»»
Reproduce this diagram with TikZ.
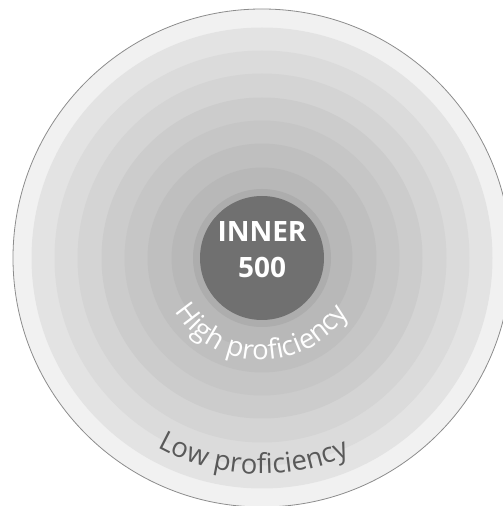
\documentclass[tikz,border=0pt]{standalone}
\usepackage{fontspec}
\setmainfont{Open Sans}
\usetikzlibrary{decorations.text}
\definecolor{band1}{gray}{0.945}
\definecolor{band2}{gray}{0.89}
\definecolor{band3}{gray}{0.86}
\definecolor{band4}{gray}{0.83}
\definecolor{band5}{gray}{0.80}
\definecolor{band6}{gray}{0.775}
\definecolor{band7}{gray}{0.75}
\definecolor{band8}{gray}{0.72}
\definecolor{halo}{gray}{0.68}
\definecolor{core}{gray}{0.44}
\definecolor{lowtext}{gray}{0.35}
\definecolor{rimline}{gray}{0.55}
\tikzset{
  ring/.style={fill=#1, draw=none},
  coretext/.style={text=white, font=\fontsize{28}{28}\selectfont\bfseries, anchor=base, inner sep=0pt},
}
\begin{document}
\begin{tikzpicture}[x=1pt,y=1pt]
\useasboundingbox (0,0) rectangle (503,506);
\clip (0,0) rectangle (503,506);
\coordinate (c) at (262,248);
\fill[band1, draw=rimline, line width=0.8pt] (c) circle[radius=249];
\fill[ring=band2] (c) circle[radius=230.5];
\fill[ring=band3] (c) circle[radius=207.5];
\fill[ring=band4] (c) circle[radius=184.5];
\fill[ring=band5] (c) circle[radius=160.5];
\fill[ring=band6] (c) circle[radius=137.5];
\fill[ring=band7] (c) circle[radius=114.5];
\fill[ring=band8] (c) circle[radius=90.5];
\fill[ring=halo] (c) circle[radius=69];
\fill[ring=core] (c) circle[radius=62];
\node[coretext] (inner) at (262,264) {INNER};
\node[coretext] (num) at (262,228) {500};
\path[decorate, decoration={text along path, text align=center,
  text={|\fontsize{27.5}{27.5}\selectfont\color{white}|High proficiency}}]
  (c) ++(-178.5:102) arc[start angle=-178.5, end angle=-2.5, radius=102];
\path[decorate, decoration={text along path, text align=center,
  text={|\fontsize{27.5}{27.5}\selectfont\color{lowtext}|Low proficiency}}]
  (c) ++(-147.5:216) arc[start angle=-147.5, end angle=-37.5, radius=216];
\end{tikzpicture}
\end{document}
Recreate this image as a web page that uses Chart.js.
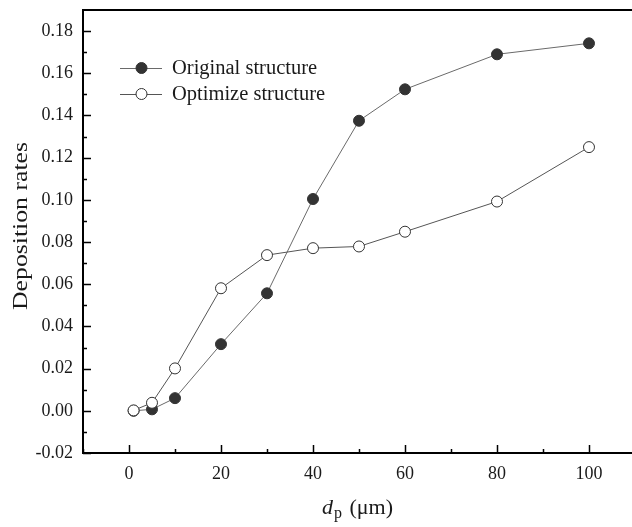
««
■ PROBLEM ■
All the records above need to be given again word for word. Skip the pictures.

■ ANSWER BELOW ■
Reproduce this diagram with TikZ.
\documentclass[tikz,border=0pt]{standalone}
\usepackage{fontspec}
\setmainfont{Open Sans}
\usetikzlibrary{decorations.text}
\definecolor{band1}{gray}{0.945}
\definecolor{band2}{gray}{0.89}
\definecolor{band3}{gray}{0.86}
\definecolor{band4}{gray}{0.83}
\definecolor{band5}{gray}{0.80}
\definecolor{band6}{gray}{0.775}
\definecolor{band7}{gray}{0.75}
\definecolor{band8}{gray}{0.72}
\definecolor{halo}{gray}{0.68}
\definecolor{core}{gray}{0.44}
\definecolor{lowtext}{gray}{0.35}
\definecolor{rimline}{gray}{0.55}
\tikzset{
  ring/.style={fill=#1, draw=none},
  coretext/.style={text=white, font=\fontsize{28}{28}\selectfont\bfseries, anchor=base, inner sep=0pt},
}
\begin{document}
\begin{tikzpicture}[x=1pt,y=1pt]
\useasboundingbox (0,0) rectangle (503,506);
\clip (0,0) rectangle (503,506);
\coordinate (c) at (262,248);
\fill[band1, draw=rimline, line width=0.8pt] (c) circle[radius=249];
\fill[ring=band2] (c) circle[radius=230.5];
\fill[ring=band3] (c) circle[radius=207.5];
\fill[ring=band4] (c) circle[radius=184.5];
\fill[ring=band5] (c) circle[radius=160.5];
\fill[ring=band6] (c) circle[radius=137.5];
\fill[ring=band7] (c) circle[radius=114.5];
\fill[ring=band8] (c) circle[radius=90.5];
\fill[ring=halo] (c) circle[radius=69];
\fill[ring=core] (c) circle[radius=62];
\node[coretext] (inner) at (262,264) {INNER};
\node[coretext] (num) at (262,228) {500};
\path[decorate, decoration={text along path, text align=center,
  text={|\fontsize{27.5}{27.5}\selectfont\color{white}|High proficiency}}]
  (c) ++(-178.5:102) arc[start angle=-178.5, end angle=-2.5, radius=102];
\path[decorate, decoration={text along path, text align=center,
  text={|\fontsize{27.5}{27.5}\selectfont\color{lowtext}|Low proficiency}}]
  (c) ++(-147.5:216) arc[start angle=-147.5, end angle=-37.5, radius=216];
\end{tikzpicture}
\end{document}
Recreate this image as a web page that uses Chart.js.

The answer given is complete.